Even if Adelphia Communications files for bankruptcy that will not put the cable operator out of its misery any time soon.
According to a Securities and Exchange Commission filing the company made last week, attorneys for the company, shareholders, creditors and others will be unraveling the complex maze of deals, investments and accounting for some time to come. The filing marked the first public accounting by the company since members of its founding Rigas family first revealed their secret investments using Adelphia stock as collateral.
The SEC filing provides an intriguing preliminary glimpse at the complex partnerships, business and investments made by the Rigas family. A special committee is investigating to what extent Adelphia cash and stock were allegedly used, with or without board approval, to support these interests.
Following the detailed SEC filing, Adelphia stock, which already had lost more than 80 percent of its value in recent weeks, plunged to $1 a share, at which time the NASDAQ announced it would delist the stock June 3, citing “public interest concerns” and the company’s failure to file an annual 2001 report and other financial information.
Adelphia confirmed Friday that the latter also violated loan covenants, which resulted in the company’s officially being in default.
The delisting will likely push Adelphia into Chapter 11 bankruptcy, since it allows bondholders to insist the company convert $1.4 billion in debt to cash and would create a cash crunch. Adelphia has a major payment to bondholders due by mid June.
Adelphia’s board was scheduled to meet Saturday, June 1, to discuss a bankruptcy filing and other potential solutions.
Still, interim CEO Erland Kailbourne and company officials Friday were racing to negotiate the sale of its Los Angeles cable systems to Paul Allen’s Charter Communications for what sources said was “much less” than the $4,000 per subscriber Adelphia has sought. Leonard Tow and several other dissident board members have rigorously fought against such a fire sale of assets to pay down debt and make already-missed interest payments on bank loans.
“Such a sale would strip the company of its ability to conduct an orderly and profitable disposition of the remainder of the company’s assets when and if it is necessary” to avoid “an unfair impact on creditors,” Mr. Tow wrote in a letter to Mr. Kailbourne, who asked for Mr. Tow to provide “concrete alternatives.” Adelphia said it will not announce the sale of any assets before Saturday’s board meeting. The letters were included in an SEC filing late last week.

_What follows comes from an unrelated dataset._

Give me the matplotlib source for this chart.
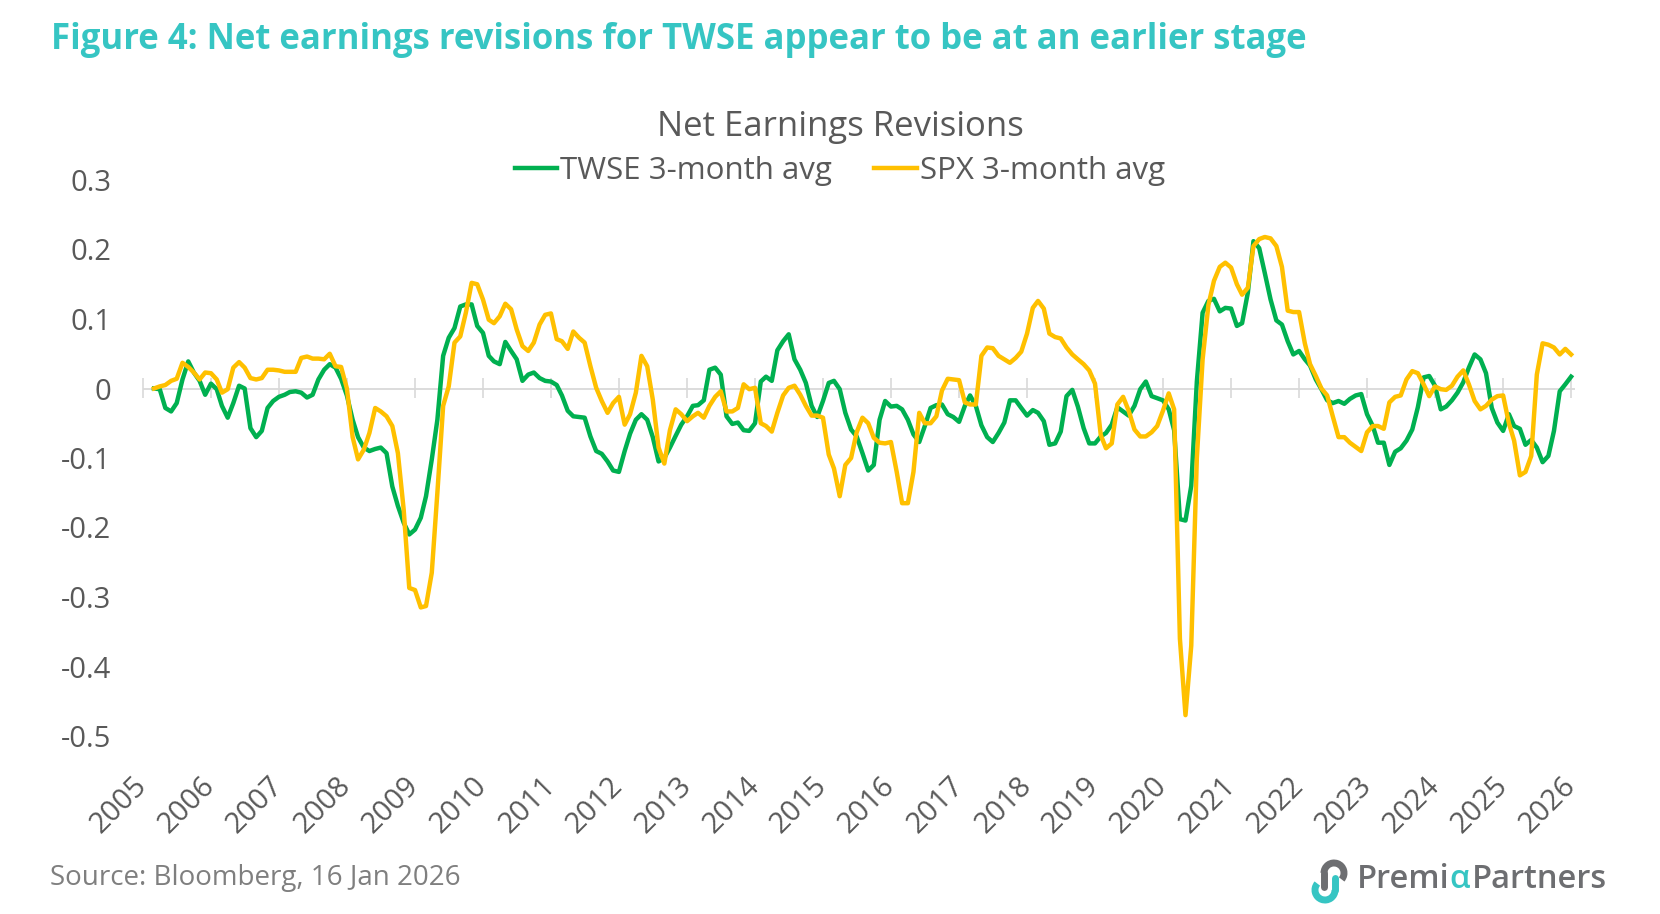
import numpy as np
import pandas as pd
import matplotlib
matplotlib.use('Agg')
import matplotlib.pyplot as plt
import matplotlib.dates as mdates
from matplotlib.patches import Arc

plt.rcParams['font.family'] = ['Open Sans', 'DejaVu Sans']

# 月度数据: 2005-03 .. 2026-01 (3个月均值)
months = pd.date_range('2005-03-01', '2026-01-01', freq='MS')

twse = [
    0.000, -0.001, -0.028, -0.033, -0.021, 0.013, 0.039, 0.023, 0.011, -0.009,                  # 2005
    0.007, -0.001, -0.025, -0.042, -0.021, 0.004, 0.000, -0.057, -0.070, -0.061, -0.028, -0.018,  # 2006
    -0.012, -0.009, -0.005, -0.004, -0.006, -0.013, -0.009, 0.013, 0.027, 0.035, 0.030, 0.014,  # 2007
    -0.010, -0.045, -0.070, -0.085, -0.090, -0.087, -0.085, -0.093, -0.141, -0.169, -0.193, -0.210,  # 2008
    -0.203, -0.186, -0.155, -0.102, -0.045, 0.047, 0.073, 0.087, 0.118, 0.121, 0.121, 0.090,  # 2009
    0.080, 0.047, 0.039, 0.035, 0.067, 0.054, 0.042, 0.011, 0.020, 0.023, 0.015, 0.011,  # 2010
    0.010, 0.005, -0.010, -0.032, -0.040, -0.041, -0.042, -0.069, -0.090, -0.094, -0.105, -0.118,  # 2011
    -0.120, -0.090, -0.065, -0.045, -0.037, -0.045, -0.070, -0.105, -0.100, -0.085, -0.068, -0.052,  # 2012
    -0.040, -0.025, -0.024, -0.017, 0.027, 0.030, 0.020, -0.040, -0.051, -0.049, -0.060, -0.061,  # 2013
    -0.050, 0.010, 0.017, 0.011, 0.055, 0.068, 0.078, 0.042, 0.027, 0.008, -0.025, -0.041,  # 2014
    -0.018, 0.008, 0.011, -0.001, -0.035, -0.059, -0.069, -0.093, -0.118, -0.110, -0.045, -0.018,  # 2015
    -0.026, -0.025, -0.030, -0.045, -0.066, -0.077, -0.054, -0.028, -0.024, -0.023, -0.037, -0.041,  # 2016
    -0.048, -0.025, -0.010, -0.025, -0.053, -0.070, -0.077, -0.064, -0.049, -0.017, -0.017, -0.028,  # 2017
    -0.039, -0.031, -0.035, -0.047, -0.081, -0.079, -0.062, -0.011, -0.002, -0.026, -0.057, -0.079,  # 2018
    -0.079, -0.069, -0.064, -0.052, -0.027, -0.033, -0.039, -0.025, -0.001, 0.010, -0.011, -0.014,  # 2019
    -0.017, -0.030, -0.060, -0.188, -0.190, -0.140, 0.010, 0.109, 0.126, 0.129, 0.111, 0.116,  # 2020
    0.115, 0.090, 0.094, 0.138, 0.212, 0.202, 0.166, 0.128, 0.098, 0.092, 0.068, 0.049,  # 2021
    0.054, 0.042, 0.033, 0.013, -0.001, -0.017, -0.021, -0.018, -0.022, -0.015, -0.010, -0.008,  # 2022
    -0.037, -0.054, -0.078, -0.078, -0.110, -0.091, -0.086, -0.075, -0.059, -0.027, 0.016, 0.018,  # 2023
    0.004, -0.030, -0.026, -0.017, -0.006, 0.009, 0.030, 0.049, 0.042, 0.022, -0.028, -0.049,  # 2024
    -0.061, -0.037, -0.054, -0.058, -0.081, -0.074, -0.085, -0.106, -0.097, -0.061, -0.004, 0.006,  # 2025
    0.017,  # 2026
]

spx = [
    0.000, 0.003, 0.005, 0.011, 0.014, 0.037, 0.031, 0.023, 0.013, 0.023,  # 2005
    0.022, 0.013, -0.006, -0.001, 0.030, 0.038, 0.030, 0.015, 0.013, 0.015, 0.027, 0.027,  # 2006
    0.026, 0.024, 0.024, 0.024, 0.044, 0.046, 0.043, 0.043, 0.042, 0.050, 0.032, 0.031,  # 2007
    0.000, -0.070, -0.102, -0.088, -0.064, -0.028, -0.033, -0.040, -0.054, -0.093, -0.174, -0.287,  # 2008
    -0.290, -0.315, -0.313, -0.265, -0.150, -0.025, 0.003, 0.066, 0.075, 0.109, 0.152, 0.150,  # 2009
    0.128, 0.099, 0.094, 0.104, 0.122, 0.114, 0.085, 0.061, 0.054, 0.066, 0.092, 0.106,  # 2010
    0.108, 0.071, 0.068, 0.057, 0.082, 0.073, 0.066, 0.032, 0.001, -0.018, -0.035, -0.021,  # 2011
    -0.012, -0.052, -0.037, -0.006, 0.047, 0.032, -0.016, -0.085, -0.108, -0.060, -0.030, -0.037,  # 2012
    -0.047, -0.040, -0.035, -0.042, -0.025, -0.012, -0.004, -0.033, -0.033, -0.028, 0.006, -0.001,  # 2013
    0.001, -0.050, -0.054, -0.062, -0.035, -0.010, 0.001, 0.004, -0.009, -0.025, -0.039, -0.039,  # 2014
    -0.042, -0.095, -0.115, -0.155, -0.110, -0.100, -0.063, -0.042, -0.050, -0.071, -0.078, -0.079,  # 2015
    -0.077, -0.120, -0.165, -0.165, -0.120, -0.035, -0.050, -0.050, -0.040, -0.003, 0.014, 0.013,  # 2016
    0.012, -0.020, -0.023, -0.023, 0.047, 0.059, 0.058, 0.047, 0.042, 0.037, 0.044, 0.053,  # 2017
    0.079, 0.116, 0.126, 0.115, 0.079, 0.074, 0.072, 0.059, 0.049, 0.042, 0.035, 0.026,  # 2018
    0.007, -0.067, -0.086, -0.079, -0.023, -0.012, -0.032, -0.059, -0.069, -0.069, -0.063, -0.054,  # 2019
    -0.032, -0.007, -0.030, -0.360, -0.470, -0.370, -0.100, 0.042, 0.120, 0.155, 0.175, 0.181,  # 2020
    0.174, 0.150, 0.135, 0.145, 0.205, 0.215, 0.218, 0.216, 0.205, 0.175, 0.112, 0.110,  # 2021
    0.110, 0.065, 0.035, 0.018, 0.000, -0.010, -0.040, -0.070, -0.070, -0.078, -0.084, -0.090,  # 2022
    -0.063, -0.054, -0.054, -0.058, -0.020, -0.012, -0.010, 0.013, 0.025, 0.022, 0.006, -0.011,  # 2023
    0.003, -0.001, -0.002, 0.004, 0.017, 0.026, 0.006, -0.018, -0.030, -0.025, -0.016, -0.011,  # 2024
    -0.010, -0.050, -0.075, -0.125, -0.120, -0.097, 0.020, 0.065, 0.063, 0.059, 0.049, 0.057,  # 2025
    0.049,  # 2026
]

years = list(range(2005, 2027))
y_ticks = [0.3, 0.2, 0.1, 0.0, -0.1, -0.2, -0.3, -0.4, -0.5]
y_labels = ['0.3', '0.2', '0.1', '0', '-0.1', '-0.2', '-0.3', '-0.4', '-0.5']
series_names = ['TWSE 3-month avg', 'SPX 3-month avg']

GREEN = '#00B050'
GOLD = '#FFC000'
TEXT = '#595959'
GRID = '#D9D9D9'
TEAL = '#36C5C3'

W, H = 1660, 914
fig = plt.figure(figsize=(W / 100, H / 100), dpi=100)
ax = fig.add_axes([143 / W, 1 - 736 / H, (1575 - 143) / W, (736 - 180) / H])

x = mdates.date2num(months)
ylim = (-0.5, 0.3)
x_ticks = mdates.date2num([pd.Timestamp(f'{y}-01-01') for y in years])

# 零轴线 (在数据线下方)
ax.axhline(0, color=GRID, lw=1.3, zorder=1)
ax.plot(x, twse, color=GREEN, lw=3.2, label=series_names[0], solid_joinstyle='round', zorder=3)
ax.plot(x, spx, color=GOLD, lw=3.2, label=series_names[1], solid_joinstyle='round', zorder=4)

ax.set_ylim(*ylim)
ax.set_xlim(x_ticks[0], x_ticks[-1] + 21)

for s in ax.spines.values():
    s.set_visible(False)

ax.set_yticks(y_ticks)
ax.set_yticklabels(y_labels)
ax.tick_params(axis='y', length=0, pad=23, labelsize=21, labelcolor=TEXT)

# 年份标签放在底部
ax.set_xticks(x_ticks)
ax.set_xticklabels([str(y) for y in years])
ax.tick_params(axis='x', length=0, pad=33, labelsize=21, labelcolor=TEXT)
plt.setp(ax.get_xticklabels(), rotation=45, ha='right', va='center', rotation_mode='anchor')

# 零轴上的刻度
zero_frac = (0 - ylim[0]) / (ylim[1] - ylim[0])
sec = ax.secondary_xaxis(zero_frac)
sec.set_xticks(x_ticks)
sec.set_xticklabels([])
for s in sec.spines.values():
    s.set_visible(False)
sec.tick_params(direction='inout', length=14, width=1.2, color=GRID)

fig.text(51 / W, 1 - 40 / H, 'Figure 4: Net earnings revisions for TWSE appear to be at an earlier stage',
         fontsize=25, fontweight='bold', color=TEAL, ha='left', va='center')
fig.text(840 / W, 1 - 127 / H, 'Net Earnings Revisions', fontsize=25, color=TEXT,
         ha='center', va='center')
ax.legend(loc='center', bbox_to_anchor=(840 / W, 1 - 171 / H), bbox_transform=fig.transFigure,
          ncol=2, frameon=False, fontsize=22.5, handlelength=1.35, handletextpad=0.1,
          columnspacing=1.35, labelcolor=TEXT)

fig.text(50 / W, 1 - 878 / H, 'Source: Bloomberg, 16 Jan 2026', fontsize=20, color='#7F7F7F',
         ha='left', va='center')

# logo
renderer = fig.canvas.get_renderer()
x0 = 1357 / W
for part, col in [('Premi', '#6D6E71'), ('α', TEAL), ('Partners', '#6D6E71')]:
    t = fig.text(x0, 1 - 880 / H, part, fontsize=23.5, fontweight='semibold', color=col,
                 ha='left', va='center')
    bb = t.get_window_extent(renderer)
    x0 = bb.x1 / W + (2 / W if part == 'α' else 0)

lax = fig.add_axes([1310 / W, 1 - 904 / H, 40 / W, 46 / H])
lax.set_xlim(0, 40)
lax.set_ylim(0, 46)
lax.set_aspect('equal')
lax.axis('off')
lax.add_patch(Arc((24, 31), 20, 20, theta1=-40, theta2=180, lw=5, color='#6D6E71'))
lax.plot([14, 14], [31, 17], lw=5, color='#6D6E71', solid_capstyle='round')
lax.add_patch(Arc((15, 14), 20, 20, theta1=140, theta2=360, lw=5, color=TEAL))
lax.plot([25, 25], [14, 26], lw=5, color=TEAL, solid_capstyle='round')

fig.savefig('out.png', dpi=100)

According to heated correspondence exchanged among company directors and acting executives, Mr. Tow, a longtime Adelphia shareholder who controls a 13 percent stake in the company, is seeking to be named chairman even though he was only appointed to the board last week.
The Rigas family members, including former founding Chairman John Rigas, recently relinquished their posts and voting status, and turned over more than $1 billion in personal assets to help reduce Adelphia’s debt.

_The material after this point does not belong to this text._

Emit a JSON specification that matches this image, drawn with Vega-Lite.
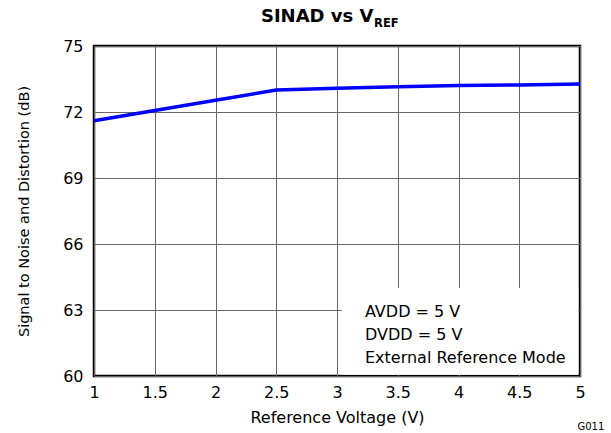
{
  "$schema": "https://vega.github.io/schema/vega-lite/v6.json",
  "width": 486,
  "height": 330,
  "autosize": {"type": "none"},
  "padding": {"left": 94, "top": 46, "right": 31, "bottom": 57},
  "background": "white",
  "config": {
    "font": "DejaVu Sans",
    "view": {"stroke": "black", "strokeWidth": 2.5},
    "axis": {"gridColor": "#666666", "gridWidth": 1, "gridOpacity": 1, "tickSize": 0, "domain": false, "labelFlush": false, "labelOverlap": false, "labelColor": "black", "titleColor": "black", "labelFont": "DejaVu Sans", "titleFont": "DejaVu Sans", "titleFontWeight": "normal"}
  },
  "datasets": {
    "curve": [
      {"v": 1.0, "sinad": 71.6},
      {"v": 1.5, "sinad": 72.07},
      {"v": 2.0, "sinad": 72.53},
      {"v": 2.5, "sinad": 73.0},
      {"v": 3.0, "sinad": 73.08},
      {"v": 3.5, "sinad": 73.15},
      {"v": 4.0, "sinad": 73.2},
      {"v": 4.5, "sinad": 73.23},
      {"v": 5.0, "sinad": 73.27}
    ],
    "box": [{"x1": 3.04, "x2": 4.985, "y1": 60.06, "y2": 64.0}],
    "notes": [
      {"x": 3.23, "y": 62.68, "label": "AVDD = 5 V"},
      {"x": 3.23, "y": 61.64, "label": "DVDD = 5 V"},
      {"x": 3.23, "y": 60.59, "label": "External Reference Mode"}
    ],
    "heading": [{"x": 3.3, "y": 76.09, "label": "SINAD vs V"}],
    "sub": [{"x": 3.305, "y": 75.86, "label": "REF"}],
    "code": [{"x": 5.09, "y": 57.545, "label": "G011"}]
  },
  "layer": [
    {
      "data": {"name": "box"},
      "mark": {"type": "rect", "fill": "white", "stroke": null},
      "encoding": {
        "x": {"field": "x1", "type": "quantitative", "scale": {"domain": [1, 5], "nice": false, "zero": false},
              "axis": {"values": [1, 1.5, 2, 2.5, 3, 3.5, 4, 4.5, 5], "format": "~g", "labelFontSize": 16, "labelPadding": 8, "title": "Reference Voltage (V)", "titleFontSize": 16, "titlePadding": 9}},
        "x2": {"field": "x2"},
        "y": {"field": "y1", "type": "quantitative", "scale": {"domain": [60, 75], "nice": false, "zero": false},
              "axis": {"values": [60, 63, 66, 69, 72, 75], "format": "~g", "labelFontSize": 16, "labelPadding": 11, "title": "Signal to Noise and Distortion (dB)", "titleFontSize": 14.5, "titlePadding": 31}},
        "y2": {"field": "y2"}
      }
    },
    {
      "data": {"name": "curve"},
      "mark": {"type": "line", "color": "#0000FF", "strokeWidth": 3.5},
      "encoding": {
        "x": {"field": "v", "type": "quantitative"},
        "y": {"field": "sinad", "type": "quantitative"}
      }
    },
    {
      "data": {"name": "notes"},
      "mark": {"type": "text", "align": "left", "baseline": "alphabetic", "fontSize": 16, "color": "black", "font": "DejaVu Sans"},
      "encoding": {
        "x": {"field": "x", "type": "quantitative"},
        "y": {"field": "y", "type": "quantitative"},
        "text": {"field": "label"}
      }
    },
    {
      "data": {"name": "heading"},
      "mark": {"type": "text", "align": "right", "baseline": "alphabetic", "fontSize": 18, "fontWeight": "bold", "color": "black", "font": "DejaVu Sans"},
      "encoding": {
        "x": {"field": "x", "type": "quantitative"},
        "y": {"field": "y", "type": "quantitative"},
        "text": {"field": "label"}
      }
    },
    {
      "data": {"name": "sub"},
      "mark": {"type": "text", "align": "left", "baseline": "alphabetic", "fontSize": 11.5, "fontWeight": "bold", "color": "black", "font": "DejaVu Sans"},
      "encoding": {
        "x": {"field": "x", "type": "quantitative"},
        "y": {"field": "y", "type": "quantitative"},
        "text": {"field": "label"}
      }
    },
    {
      "data": {"name": "code"},
      "mark": {"type": "text", "align": "center", "baseline": "alphabetic", "fontSize": 10, "color": "black", "font": "DejaVu Sans"},
      "encoding": {
        "x": {"field": "x", "type": "quantitative"},
        "y": {"field": "y", "type": "quantitative"},
        "text": {"field": "label"}
      }
    }
  ]
}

Adelphia has been negotiating the sale of 450,000 subscribers in Los Angeles and 550,000 subscribers in Georgia, South Carolina and North Carolina for as much as $4 billion. Cox Communications and Time Warner Cable also have expressed interest in the systems.

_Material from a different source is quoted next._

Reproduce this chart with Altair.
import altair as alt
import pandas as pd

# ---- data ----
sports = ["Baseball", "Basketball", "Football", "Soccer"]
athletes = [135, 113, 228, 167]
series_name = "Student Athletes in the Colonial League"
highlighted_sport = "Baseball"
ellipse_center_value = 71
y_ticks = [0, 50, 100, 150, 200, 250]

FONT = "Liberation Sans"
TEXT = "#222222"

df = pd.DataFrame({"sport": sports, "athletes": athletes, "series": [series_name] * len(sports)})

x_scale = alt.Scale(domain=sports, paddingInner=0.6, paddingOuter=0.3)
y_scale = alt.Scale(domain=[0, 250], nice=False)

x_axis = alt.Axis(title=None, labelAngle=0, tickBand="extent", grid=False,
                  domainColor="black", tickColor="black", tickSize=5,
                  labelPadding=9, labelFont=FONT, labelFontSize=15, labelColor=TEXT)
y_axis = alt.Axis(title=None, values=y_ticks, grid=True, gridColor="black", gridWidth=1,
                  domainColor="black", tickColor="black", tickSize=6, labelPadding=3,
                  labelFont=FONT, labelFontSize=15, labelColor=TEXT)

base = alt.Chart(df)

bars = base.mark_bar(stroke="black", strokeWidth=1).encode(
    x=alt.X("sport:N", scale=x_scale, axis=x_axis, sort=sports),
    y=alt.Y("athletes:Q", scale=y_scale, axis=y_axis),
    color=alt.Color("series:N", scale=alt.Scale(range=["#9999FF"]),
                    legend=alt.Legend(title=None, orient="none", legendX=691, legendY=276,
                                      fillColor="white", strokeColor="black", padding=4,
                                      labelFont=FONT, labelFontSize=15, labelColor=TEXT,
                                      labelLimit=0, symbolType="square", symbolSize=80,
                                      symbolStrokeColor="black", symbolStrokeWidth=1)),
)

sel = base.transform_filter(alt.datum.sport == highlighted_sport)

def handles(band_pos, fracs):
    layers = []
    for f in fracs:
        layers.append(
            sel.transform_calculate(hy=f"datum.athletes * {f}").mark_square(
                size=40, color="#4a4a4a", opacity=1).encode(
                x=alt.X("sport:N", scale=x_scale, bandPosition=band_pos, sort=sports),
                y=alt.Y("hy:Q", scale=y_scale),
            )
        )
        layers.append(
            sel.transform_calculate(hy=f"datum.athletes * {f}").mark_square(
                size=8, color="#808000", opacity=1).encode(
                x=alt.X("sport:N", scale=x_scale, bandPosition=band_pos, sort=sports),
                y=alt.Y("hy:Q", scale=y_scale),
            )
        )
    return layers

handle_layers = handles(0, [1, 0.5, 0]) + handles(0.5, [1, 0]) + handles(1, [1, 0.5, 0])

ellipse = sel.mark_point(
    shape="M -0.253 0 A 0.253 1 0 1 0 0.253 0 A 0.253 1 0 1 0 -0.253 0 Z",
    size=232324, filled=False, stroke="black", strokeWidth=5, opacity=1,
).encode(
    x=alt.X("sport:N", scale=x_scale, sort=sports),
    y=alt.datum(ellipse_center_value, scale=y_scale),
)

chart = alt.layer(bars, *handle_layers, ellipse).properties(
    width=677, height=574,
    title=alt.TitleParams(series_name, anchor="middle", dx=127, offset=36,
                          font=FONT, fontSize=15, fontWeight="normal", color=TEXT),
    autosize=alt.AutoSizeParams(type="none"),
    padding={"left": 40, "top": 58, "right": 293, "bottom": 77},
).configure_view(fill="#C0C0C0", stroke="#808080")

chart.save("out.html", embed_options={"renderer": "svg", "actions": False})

Last week, Adelphia’s lenders for a second time extended the deadline for those payments and $1 billion in additional funds to keep the company solvent. The company has missed $44.5 million in interest payments on $7 billion in bank loans.
Adelphia continues to be the subject of grand jury probes in New York and Pennsylvania, and SEC investigations. The company has not yet filed its 2001 annual report due to its accounting discrepancies. Adelphia’s longtime auditor, Deloitte & Touche, has suspended its internal audit over accounting and financial reporting discrepancies and also is under investigation.